Occasionally, dark streaks may be found on your tableware from contact with silverware or kitchen utensils. Apply a small amount of a gentle, non-abrasive cleaner such as Zud or Barkeeper’s Friend on a soft, wet cloth or sponge.
Please note that Evesham Gold products, because of the gold banding, are not dishwasher safe.
Portmeirion’s cutlery items such as cake slicers, teaspoons, or pastry forks are made from stainless steel and have beautiful porcelain handles. We recommend that these are hand washed in mild soapy water and dried with a soft cloth.
Our textiles are made from high-quality materials and are designed for everyday use. As with all textiles, wear and tear will occur. Please read the care tags on individual items for recommended methods and if you use washers and dryers, please follow the manufacturers’ instructions.
Placemats & Coasters
Using the highest quality materials, Pimpernel placemats and coasters provide a durable surface to protect surfaces from heat, scratches, and staining. All placemats and coasters in the collection are made using an unrivalled layering system with a cork base, hardwood middle, fantastic design, and protective, hard-wearing surface.
Designed for everyday living, placemats and coasters are resistant to normal household stains and withstand temperatures up to the boiling point of water.
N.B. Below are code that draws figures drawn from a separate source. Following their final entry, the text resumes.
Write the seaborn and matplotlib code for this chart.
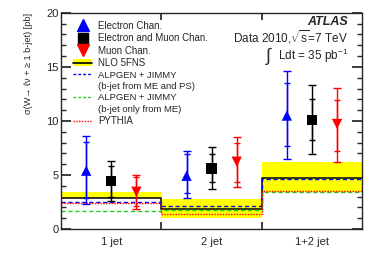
import matplotlib
matplotlib.use("Agg")
import matplotlib.pyplot as plt
import seaborn as sns
import pandas as pd
import numpy as np
from matplotlib.lines import Line2D
from matplotlib.patches import Patch

# bins: 1 jet, 2 jet, 1+2 jet
bin_labels = ["1 jet", "2 jet", "1+2 jet"]
bin_edges = [0, 1, 2, 3]

# measured cross sections [pb] with stat (inner) and total (outer) bounds
ele_val = [5.4, 4.93, 10.5]
ele_stat_hi = [8.03, 6.95, 13.55]
ele_stat_lo = [2.9, 3.3, 7.7]
ele_tot_hi = [8.64, 7.25, 14.66]
ele_tot_lo = [2.31, 2.84, 6.5]

comb_val = [4.47, 5.6, 10.1]
comb_stat_hi = [5.86, 6.94, 12.0]
comb_stat_lo = [3.0, 4.32, 8.24]
comb_tot_hi = [6.3, 7.56, 13.33]
comb_tot_lo = [2.6, 3.7, 6.9]

muon_val = [3.45, 6.23, 9.72]
muon_stat_hi = [4.8, 7.93, 11.94]
muon_stat_lo = [2.1, 4.38, 7.25]
muon_tot_hi = [5.03, 8.5, 13.08]
muon_tot_lo = [1.82, 3.86, 6.23]

# theory predictions
nlo_central = [2.9, 1.85, 4.75]
nlo_band_lo = [2.85, 0.99, 3.4]
nlo_band_hi = [3.4, 2.75, 6.17]
alpgen_me_ps = [2.53, 2.13, 4.6]
alpgen_me = [1.67, 1.76, 3.4]
pythia = [2.38, 1.36, 3.55]

sns.set_theme(style="ticks")
plt.rcParams['font.family'] = ['Liberation Sans', 'DejaVu Sans']
plt.rcParams['mathtext.fontset'] = 'custom'
plt.rcParams['mathtext.rm'] = 'Liberation Sans'

fig = plt.figure(figsize=(3.82, 2.74), dpi=100)
ax = fig.add_axes([0.160, 0.164, 0.788, 0.789])

edges = np.array(bin_edges, dtype=float)
ax.stairs(nlo_band_hi, edges, baseline=nlo_band_lo, fill=True,
          color="#ffff00", lw=0)
ax.stairs(nlo_central, edges, color="black", lw=1.1, baseline=None)
ax.stairs(alpgen_me_ps, edges, color="blue", lw=1.0, ls=(0, (3, 2)), baseline=None)
ax.stairs(alpgen_me, edges, color="#22cc22", lw=1.0, ls=(0, (3, 2)), baseline=None)
ax.stairs(pythia, edges, color="red", lw=1.0, ls=(0, (1, 1)), baseline=None)

centers = np.array(bin_edges[:-1]) + 0.5
offsets = {"ele": -0.25, "comb": 0.0, "muon": 0.25}

rows = []
for name, vals in [("ele", ele_val), ("comb", comb_val), ("muon", muon_val)]:
    for c, v in zip(centers, vals):
        rows.append({"chan": name, "x": c + offsets[name], "y": v})
df = pd.DataFrame(rows)

series = [
    ("ele", "blue", ele_val, ele_stat_lo, ele_stat_hi, ele_tot_lo, ele_tot_hi),
    ("comb", "black", comb_val, comb_stat_lo, comb_stat_hi, comb_tot_lo, comb_tot_hi),
    ("muon", "red", muon_val, muon_stat_lo, muon_stat_hi, muon_tot_lo, muon_tot_hi),
]
for name, col, v, slo, shi, tlo, thi in series:
    x = centers + offsets[name]
    v = np.array(v)
    ax.errorbar(x, v, yerr=[v - np.array(tlo), np.array(thi) - v], fmt="none",
                ecolor=col, elinewidth=1.0, capsize=3, capthick=1.0)
    ax.errorbar(x, v, yerr=[v - np.array(slo), np.array(shi) - v], fmt="none",
                ecolor=col, elinewidth=1.0, capsize=2.2, capthick=1.0)

sns.scatterplot(data=df, x="x", y="y", hue="chan", style="chan",
                palette={"ele": "blue", "comb": "black", "muon": "red"},
                markers={"ele": "^", "comb": "s", "muon": "v"},
                s=55, linewidth=0, legend=False, ax=ax, zorder=5)

ax.set_xlim(0, 3)
ax.set_ylim(0, 20)
ax.set_xticks([1, 2])
ax.set_xticklabels([])
ax.set_xticks(centers, minor=True)
ax.set_xticklabels(bin_labels, minor=True, fontsize=8)
ax.tick_params(axis="x", which="minor", length=0, pad=6)
ax.tick_params(axis="x", which="major", direction="in", length=5, top=True)
ax.set_yticks([0, 5, 10, 15, 20])
ax.set_yticks(np.arange(0, 21, 1), minor=True)
ax.tick_params(axis="y", which="major", direction="in", length=7, right=True,
               labelsize=8, pad=2)
ax.tick_params(axis="y", which="minor", direction="in", length=3.5, right=True)
for sp in ax.spines.values():
    sp.set_linewidth(1.0)
ax.set_xlabel("")
ax.set_ylabel("σ(W→ ℓν + ≥ 1 b-jet) [pb]", fontsize=6.6, loc="top")
ax.yaxis.set_label_coords(-0.094, 1.0)

handles = [
    Line2D([], [], marker="^", color="blue", ls="none", markersize=8),
    Line2D([], [], marker="s", color="black", ls="none", markersize=7),
    Line2D([], [], marker="v", color="red", ls="none", markersize=8),
    (Patch(facecolor="#ffff00", edgecolor="none"), Line2D([], [], color="black", lw=1.2)),
    Line2D([], [], color="blue", lw=1.0, ls=(0, (2, 1.5))),
    Line2D([], [], color="none"),
    Line2D([], [], color="#22cc22", lw=1.0, ls=(0, (2, 1.5))),
    Line2D([], [], color="none"),
    Line2D([], [], color="red", lw=1.0, ls=(0, (1, 1))),
]
labels = ["Electron Chan.", "Electron and Muon Chan.", "Muon Chan.", "NLO 5FNS",
          "ALPGEN + JIMMY", "(b-jet from ME and PS)", "ALPGEN + JIMMY",
          "(b-jet only from ME)", "PYTHIA"]
leg = ax.legend(handles, labels, loc="upper left", bbox_to_anchor=(0.02, 0.99),
                frameon=False, fontsize=7, handlelength=2.0, handletextpad=0.6,
                labelspacing=0.25, borderaxespad=0.2)
for t in leg.get_texts()[4:8]:
    t.set_fontsize(6.8)

ax.text(0.953, 0.958, "ATLAS", transform=ax.transAxes, ha="right", va="center",
        fontsize=9, fontweight="bold", fontstyle="italic")
ax.text(0.953, 0.889, "Data 2010,$\\sqrt{\\mathrm{s}}$=7 TeV", transform=ax.transAxes,
        ha="right", va="center", fontsize=8.5)
ax.text(0.69, 0.80, "∫", transform=ax.transAxes, ha="center", va="center",
        fontsize=13)
ax.text(0.953, 0.803, "Ldt = 35 pb$^{\\mathrm{-1}}$", transform=ax.transAxes,
        ha="right", va="center", fontsize=8.5)

fig.savefig("out.png", dpi=100)
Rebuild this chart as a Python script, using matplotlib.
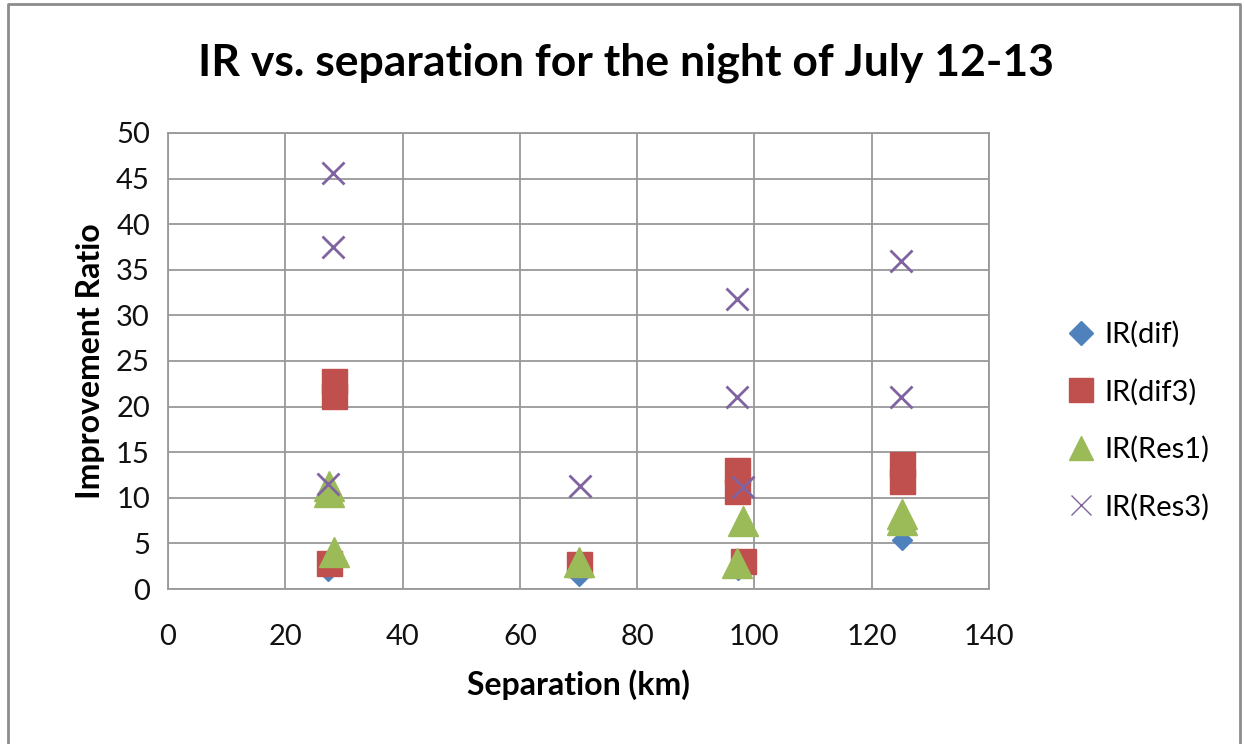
import matplotlib.pyplot as plt
from matplotlib.lines import Line2D

plt.rcParams['font.family'] = ['Lato', 'DejaVu Sans']

# separation (km) and improvement ratio for each series
dif_x = [27.3, 28.3, 70.0, 97.2, 97.6, 125.2]
dif_y = [2.0, 3.5, 1.4, 2.1, 2.6, 5.4]

dif3_x = [27.4, 28.3, 28.3, 70.0, 97.1, 97.1, 98.0, 125.2, 125.2]
dif3_y = [2.9, 21.2, 22.8, 2.7, 10.7, 13.1, 3.1, 11.8, 13.7]

res1_x = [27.4, 27.4, 28.3, 70.1, 97.1, 98.1, 125.1, 125.1]
res1_y = [10.6, 11.3, 4.1, 3.0, 2.9, 7.5, 7.6, 8.2]

res3_x = [28.1, 28.1, 27.3, 70.2, 97.1, 97.1, 98.0, 125.0, 125.0]
res3_y = [45.6, 37.5, 11.5, 11.3, 31.8, 21.1, 11.2, 36.0, 21.0]

labels = ['IR(dif)', 'IR(dif3)', 'IR(Res1)', 'IR(Res3)']
c_blue, c_red, c_green, c_purple = '#4F81BD', '#C0504D', '#9BBB59', '#8064A2'

fig = plt.figure(figsize=(12.44, 7.44), dpi=100)
ax = fig.add_axes([168 / 1244, 1 - 589 / 744, (989 - 168) / 1244, (589 - 133) / 744])

ax.plot(dif_x, dif_y, 'D', ms=10, color=c_blue, mec=c_blue, ls='none', zorder=3)
ax.plot(dif3_x, dif3_y, 's', ms=18, color=c_red, mec=c_red, ls='none', zorder=4)
ax.plot(res1_x, res1_y, '^', ms=21, color=c_green, mec=c_green, ls='none', zorder=5)
ax.plot(res3_x, res3_y, 'x', ms=16, color=c_purple, mew=2.0, ls='none', zorder=6)

ax.set_xlim(0, 140)
ax.set_ylim(0, 50)
ax.set_xticks(range(0, 141, 20))
ax.set_yticks(range(0, 51, 5))
ax.grid(True, color='#999999', lw=1.3)
ax.set_axisbelow(True)
for s in ax.spines.values():
    s.set_color('#999999')
    s.set_linewidth(1.3)
ax.tick_params(length=0, labelsize=21, colors='#111111')
ax.tick_params(axis='x', pad=25)
ax.tick_params(axis='y', pad=13)

ax.set_xlabel('Separation (km)', fontsize=23, fontweight='bold', labelpad=14)
ax.set_ylabel('Improvement Ratio', fontsize=23, fontweight='bold', labelpad=8)
fig.text(0.503, 0.915, 'IR vs. separation for the night of July 12-13',
         ha='center', va='center', fontsize=32, fontweight='bold')

handles = [
    Line2D([], [], marker='D', ms=12, color=c_blue, ls='none'),
    Line2D([], [], marker='s', ms=17, color=c_red, ls='none'),
    Line2D([], [], marker='^', ms=17, color=c_green, ls='none'),
    Line2D([], [], marker='x', ms=15, color=c_purple, mew=1.0, ls='none'),
]
fig.legend(handles, labels, loc='center left', bbox_to_anchor=(1040 / 1244, 1 - 421 / 744),
           frameon=False, fontsize=21, labelspacing=1.05, handlelength=1.0,
           handletextpad=0.3)

# outer chart border
fig.add_artist(Line2D([8 / 1244, 8 / 1244, 1240 / 1244, 1240 / 1244],
                      [-0.1, 1 - 4 / 744, 1 - 4 / 744, -0.1],
                      transform=fig.transFigure, color='#8c8c8c', lw=2))

fig.savefig('out.png', dpi=100)
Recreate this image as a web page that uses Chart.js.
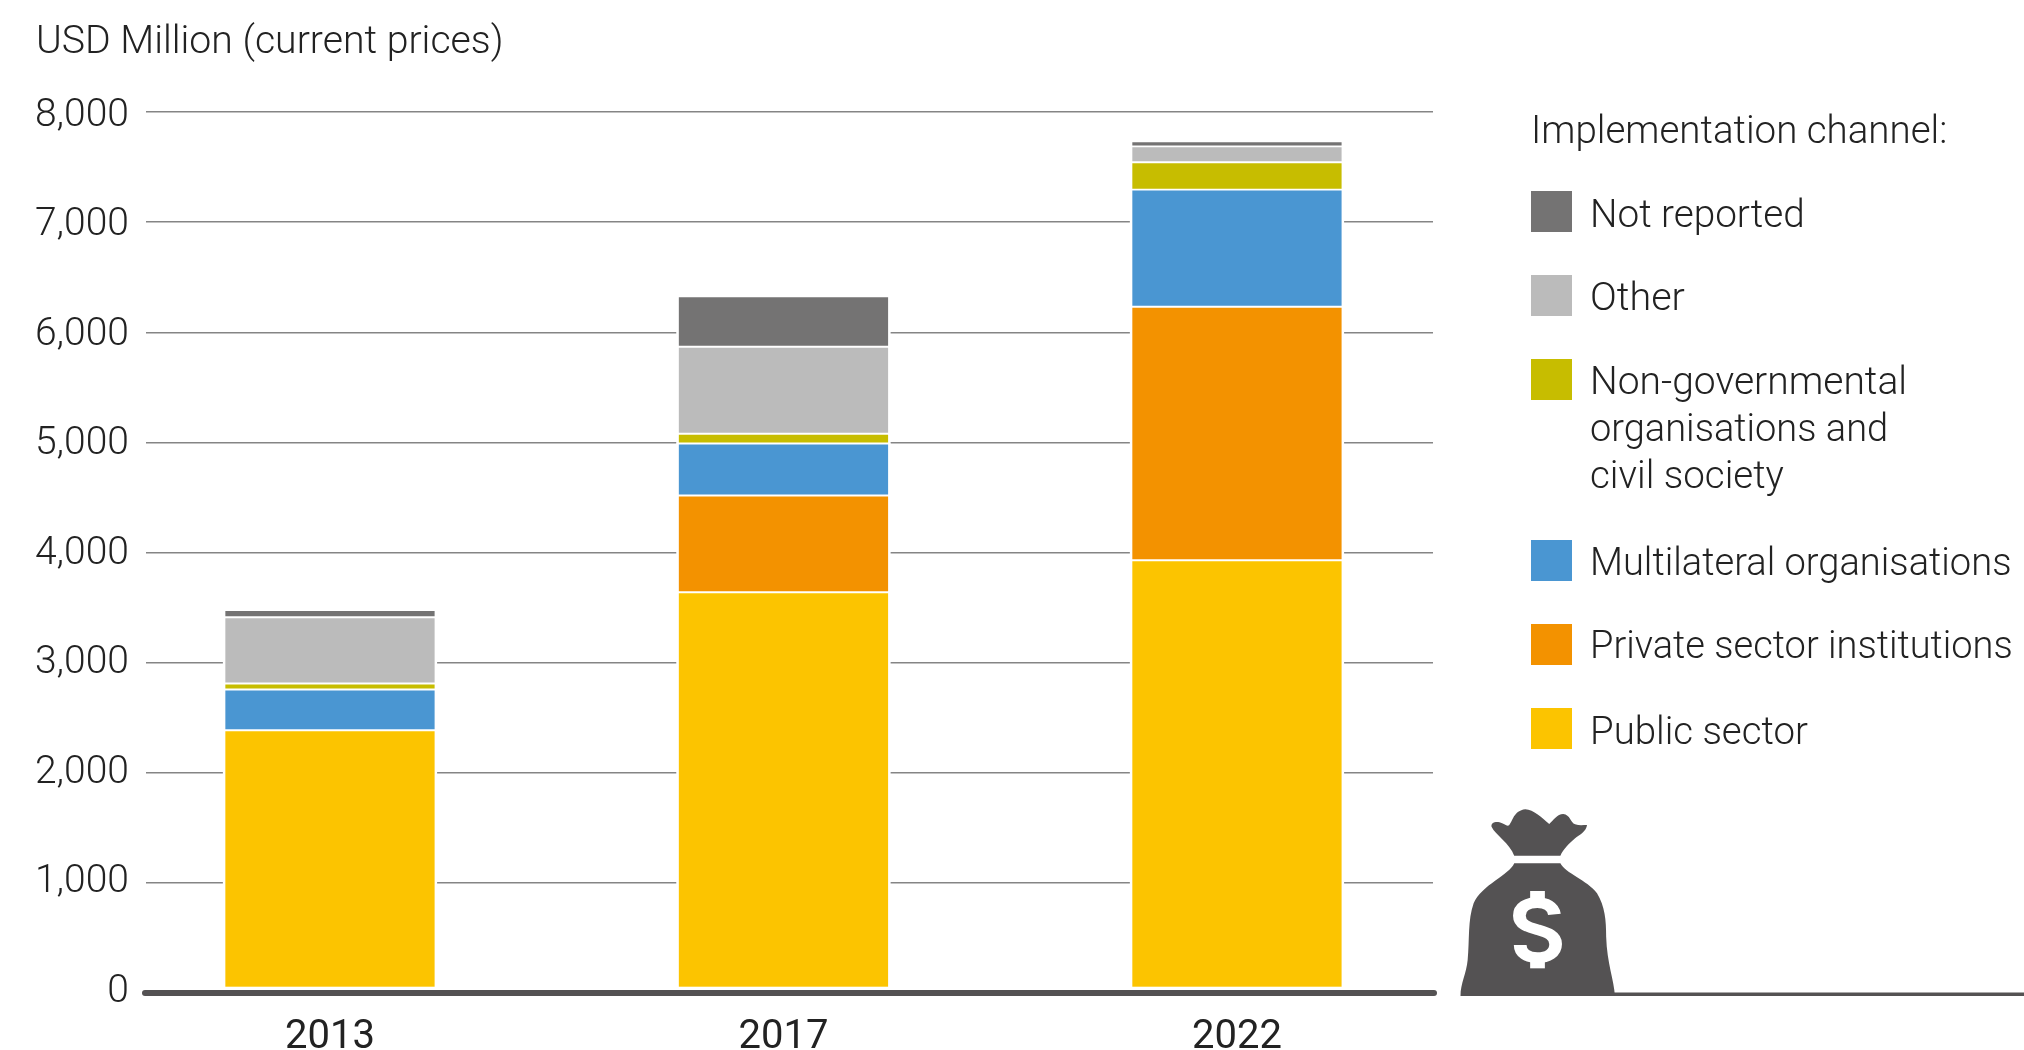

They are not suitable for use as chopping boards.
We recommend that you clean placemats and coasters with a damp sponge and dry with a soft cloth. DO NOT immerse in water or put in a dishwasher.
Crystal & Glass
Our glassware is of the best quality. We recommend that you wash by hand to keep the glass at its best. If you choose to use a dishwasher, please note that this may cause the glass to “bloom”, develop a haze, or the design may lose brilliance.
The Pimpernel trays are heat resistant with a wipe clean surface and are dishwasher safe. Do not use abrasive cleaners. Do not place hot objects on the melamine as it may blister or warp. Do not use melamine products as cutting boards.